------ Data shown ------

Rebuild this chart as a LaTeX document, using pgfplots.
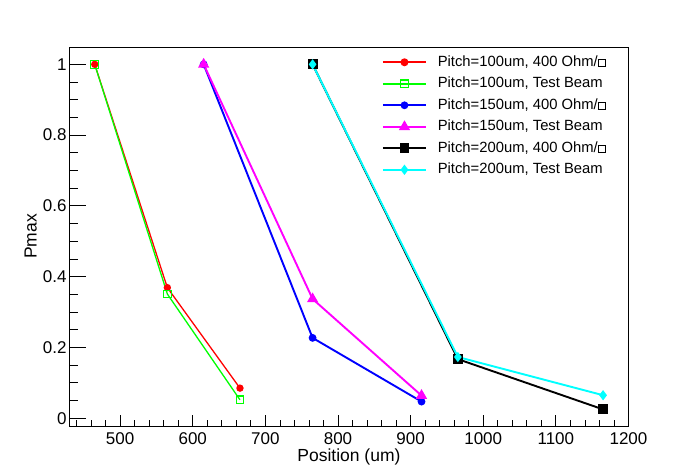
\documentclass[border=0pt]{standalone}
\usepackage{fontspec}
\setmainfont{Liberation Sans}
\usepackage{pgfplots}
\pgfplotsset{compat=1.18}
\definecolor{rRed}{rgb}{1,0,0}
\definecolor{rGreen}{rgb}{0,1,0}
\definecolor{rBlue}{rgb}{0,0,1}
\definecolor{rMag}{rgb}{1,0,1}
\definecolor{rCyan}{rgb}{0,1,1}
\newcommand{\sq}{{\setlength{\fboxsep}{0pt}\setlength{\fboxrule}{1.3bp}\raisebox{0.3bp}{\fbox{\rule{0pt}{5.6bp}\rule{5.6bp}{0pt}}}}}
\begin{document}
\begin{tikzpicture}
\begin{axis}[
  scale only axis, width=559.2bp, height=379bp,
  xmin=430, xmax=1200, ymin=-0.022, ymax=1.049,
  axis line style={line width=0.8bp},
  tick style={black, line width=0.8bp},
  xtick={500,600,700,800,900,1000,1100,1200},
  minor xtick={440,460,480,520,540,560,580,620,640,660,680,720,740,760,780,820,840,860,880,920,940,960,980,1020,1040,1060,1080,1120,1140,1160,1180},
  ytick={0,0.2,0.4,0.6,0.8,1},
  minor ytick={},
  tick align=inside, xtick pos=bottom, ytick pos=left,
  major tick length=11bp, minor tick length=6bp,
  /pgf/number format/assume math mode=true,
  /pgf/number format/1000 sep={},
  ticklabel style={font=\fontsize{17bp}{20bp}\selectfont},
  xticklabel style={anchor=north, inner ysep=0pt, yshift=-6.3bp},
  yticklabel style={anchor=east, inner xsep=0pt, xshift=-2.6bp},
  label style={font=\fontsize{17.5bp}{20bp}\selectfont, inner sep=0pt},
  xlabel={Position (um)},
  xlabel style={at={(axis description cs:0.5,-0.0942)}, anchor=base},
  ylabel={Pmax},
  ylabel style={at={(axis description cs:-0.0583,0.5)}, anchor=base},
  legend cell align=left,
  legend image code/.code={\draw[line width=1.9bp, mark repeat=2,mark phase=2] plot coordinates {(0bp,0bp) (21.6bp,0bp) (43.3bp,0bp)};},
  legend style={at={(axis description cs:0.5587,0.978)}, anchor=north west,
    draw=none, fill=white, inner sep=0pt, row sep=8bp, column sep=10.7bp,
    font=\fontsize{14.8bp}{16bp}\selectfont,
    nodes={inner sep=0pt, text height=10.5bp, text depth=3bp}},
]
\addplot[rRed, line width=1.3bp, mark=*, mark size=3bp, mark options={solid}] coordinates {(465,1) (565,0.369) (665,0.085)};
\addlegendentry{Pitch=100um, 400 Ohm/\sq}
\addplot[rGreen, line width=1.3bp, mark=square, mark size=3.8bp, mark options={solid, line width=1.1bp}] coordinates {(465,1) (565,0.351) (665,0.052)};
\addlegendentry{Pitch=100um, Test Beam}
\addplot[rBlue, line width=1.9bp, mark=*, mark size=2.9bp, mark options={solid}] coordinates {(615,1) (765,0.227) (915,0.047)};
\addlegendentry{Pitch=150um, 400 Ohm/\sq}
\addplot[rMag, line width=1.9bp, mark=triangle*, mark size=4.6bp, mark options={solid}] coordinates {(615,1) (765,0.337) (915,0.064)};
\addlegendentry{Pitch=150um, Test Beam}
\addplot[black, line width=1.9bp, mark=square*, mark size=4bp, mark options={solid}] coordinates {(765,1) (965,0.167) (1165,0.025)};
\addlegendentry{Pitch=200um, 400 Ohm/\sq}
\addplot[rCyan, line width=1.9bp, mark=diamond*, mark size=3.6bp, mark options={solid}] coordinates {(765,1) (965,0.173) (1165,0.065)};
\addlegendentry{Pitch=200um, Test Beam}
\end{axis}
\begin{axis}[
  scale only axis, width=559.2bp, height=379bp,
  xmin=430, xmax=1200, ymin=-0.022, ymax=1.049,
  hide x axis, axis line style={draw=none},
  tick style={black, line width=0.8bp},
  ytick={0,0.2,0.4,0.6,0.8,1},
  minor ytick={0.05,0.1,0.15,0.25,0.3,0.35,0.45,0.5,0.55,0.65,0.7,0.75,0.85,0.9,0.95},
  yticklabels={},
  tick align=inside, ytick pos=left,
  major tick length=17bp, minor tick length=8.6bp,
]
\end{axis}
\pgfresetboundingbox
\path[use as bounding box] (-69.3bp,-48bp) rectangle (628.7bp,426bp);
\end{tikzpicture}
\end{document}
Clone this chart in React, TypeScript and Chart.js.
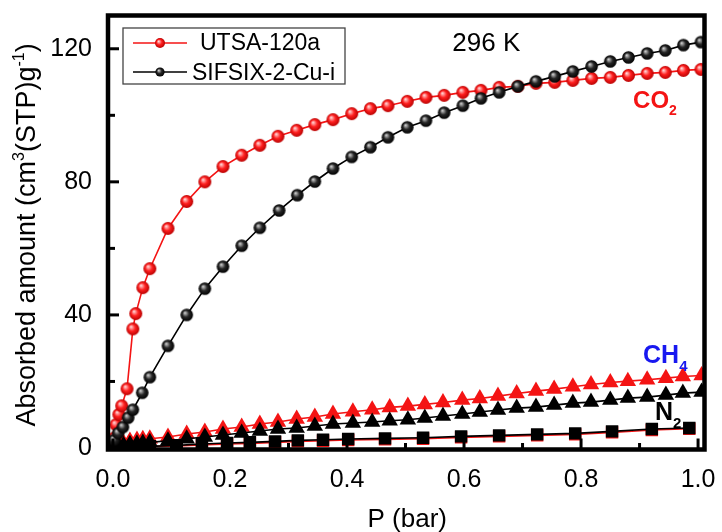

------

_Work instructions:_ Which lines in the records above contain the string "this"? Copy each one.

_Task output:_
Rebuild this chart as a LaTeX document, using pgfplots.
Clone this chart in React, TypeScript and Chart.js.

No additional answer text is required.